N’obtempérant pas à l’ordre de se rendre, les occupants de la grotte essuyèrent plusieurs attaques féroces qui se poursuivirent les 22 et 23 mars, aboutissant au massacre de 118 martyrs. Les témoignages des survivants soutiennent que les corps de nombreuses victimes se trouvent encore à l’intérieur de Ghar Ouchetouh, dont le seul accès est bloqué par les rochers déplacés par les énormes explosions des deux bombes vivantes et les tirs nourris du siège mis en place par les forces coloniales. Selon Belkacem Kharchouche et Abderrahmane Abidri, des corps ont été retirés, bien plus tard, avec beaucoup de difficultés pour être enterrés au cimetière des martyrs de Tinibaouine, à Taxlent.

Le Dr Yazid Bouhenaf, spécialiste en histoire à l’Université Batna 1, affirme que les crimes français en Algérie, notamment les massacres commis contre des civils désarmés, sont des crimes contre l’humanité et rappelleront pour l’éternité le caractère abject des tueries perpétrées par la France coloniale.

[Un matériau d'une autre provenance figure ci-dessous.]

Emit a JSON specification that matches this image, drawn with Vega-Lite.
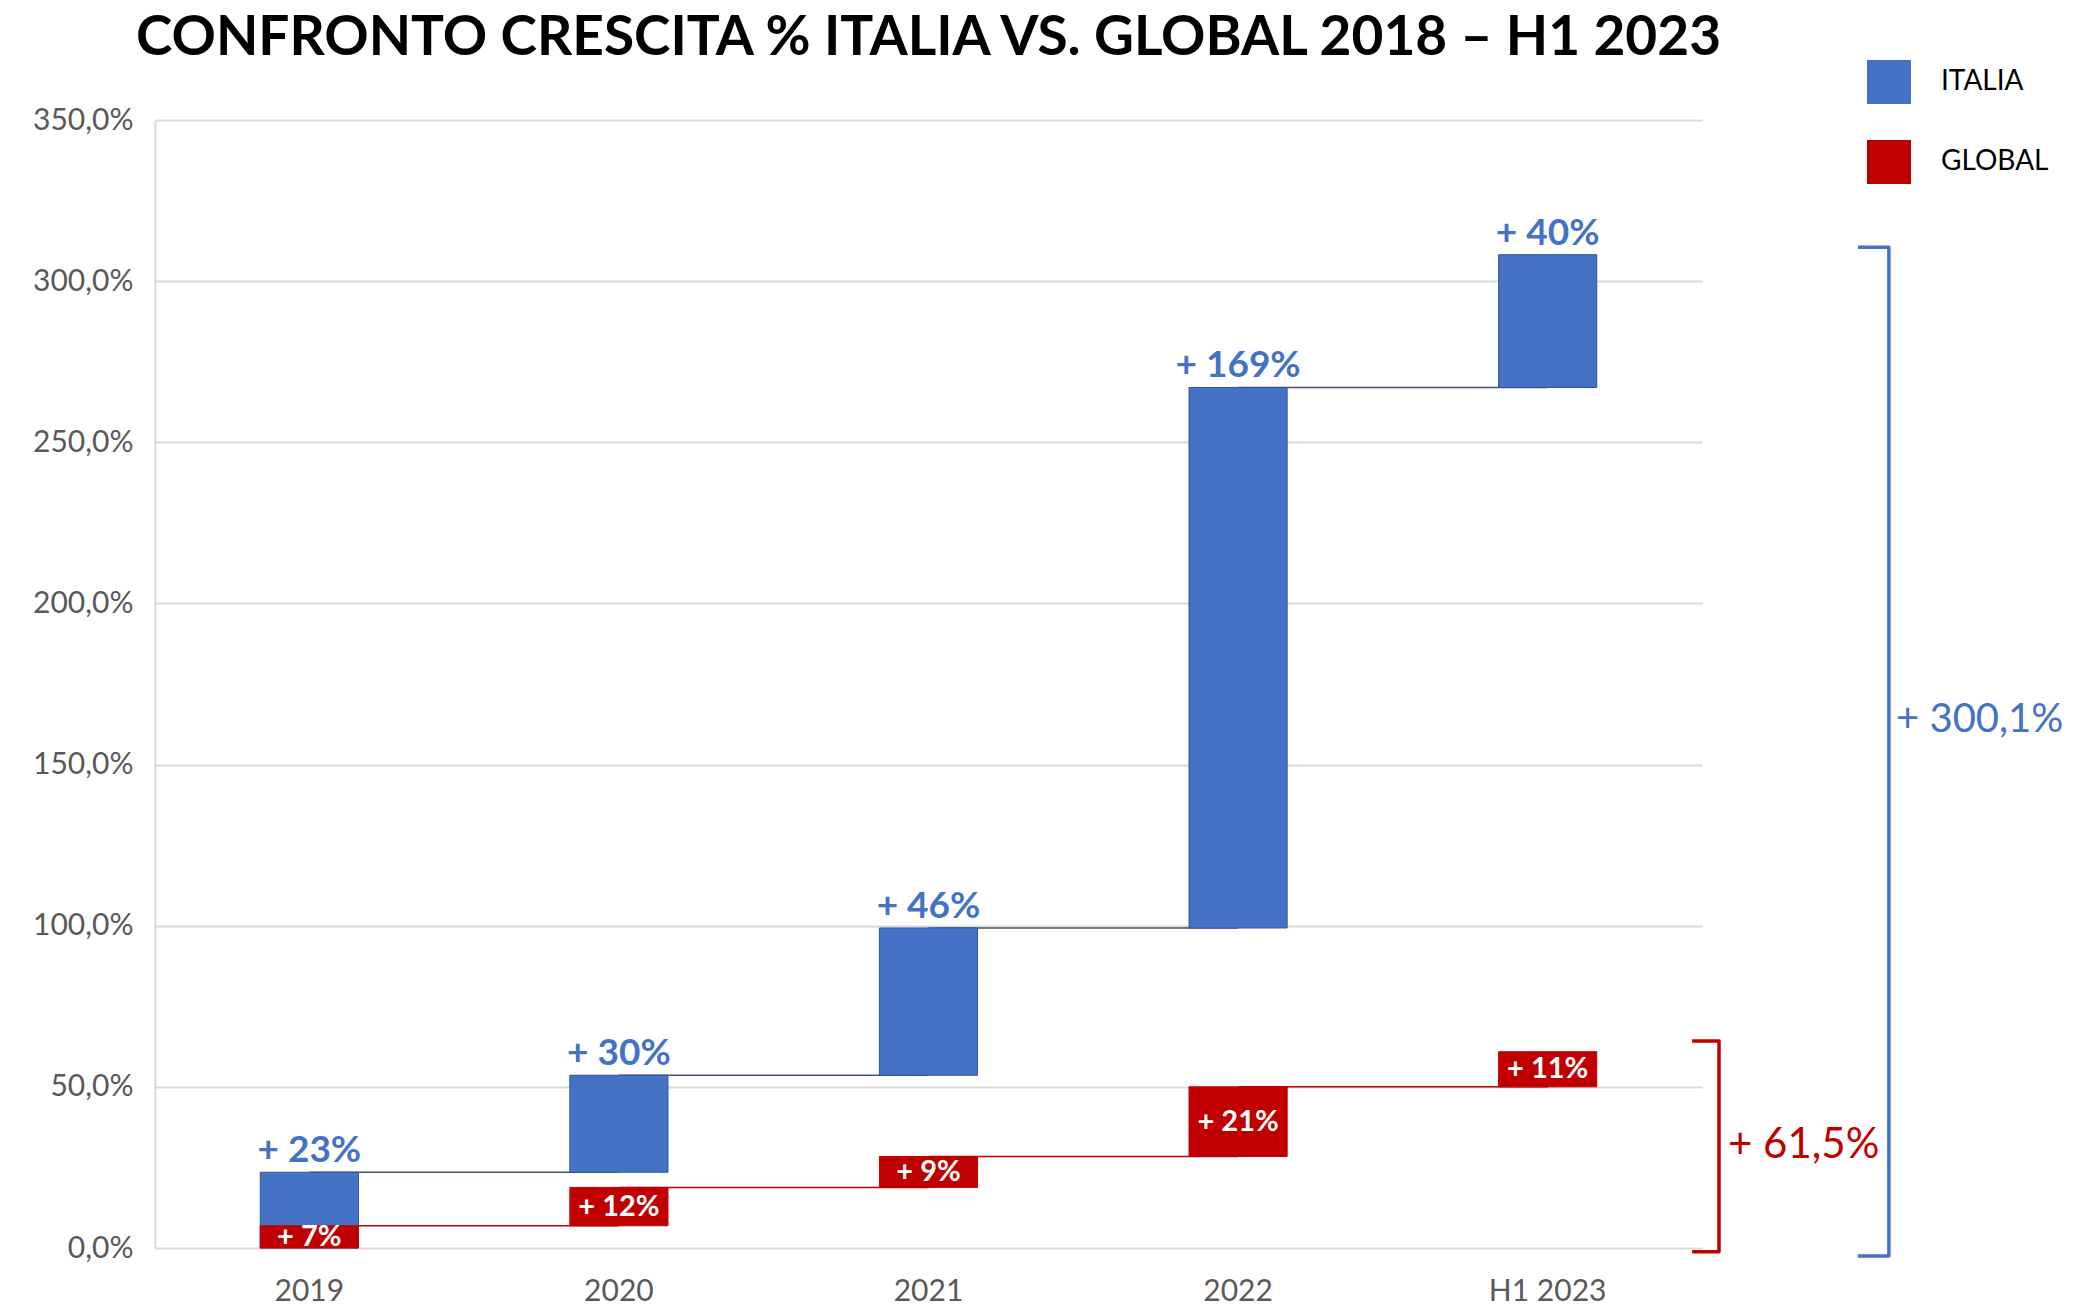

A noter que le ministère des Moudjahidine et des Ayants droit a débloqué un montant de 5 millions de dinars  pour la réhabilitation du monument historique qui honore la mémoire des martyrs de ce massacre et rappelle la barbarie de ses auteurs, a fait savoir la directrice de wilaya du secteur, Nawal Boukhabia. La réhabilitation du monument comprend sa restauration et l’agrandissement de la superficie au cœur de laquelle il est implanté, ainsi que la réalisation d’une stèle où sont gravés les noms des 118 martyrs morts à Ghar Ouchetouh. A l’heure actuelle, des efforts sont déployés pour ouvrir un chemin permettant d’y accéder.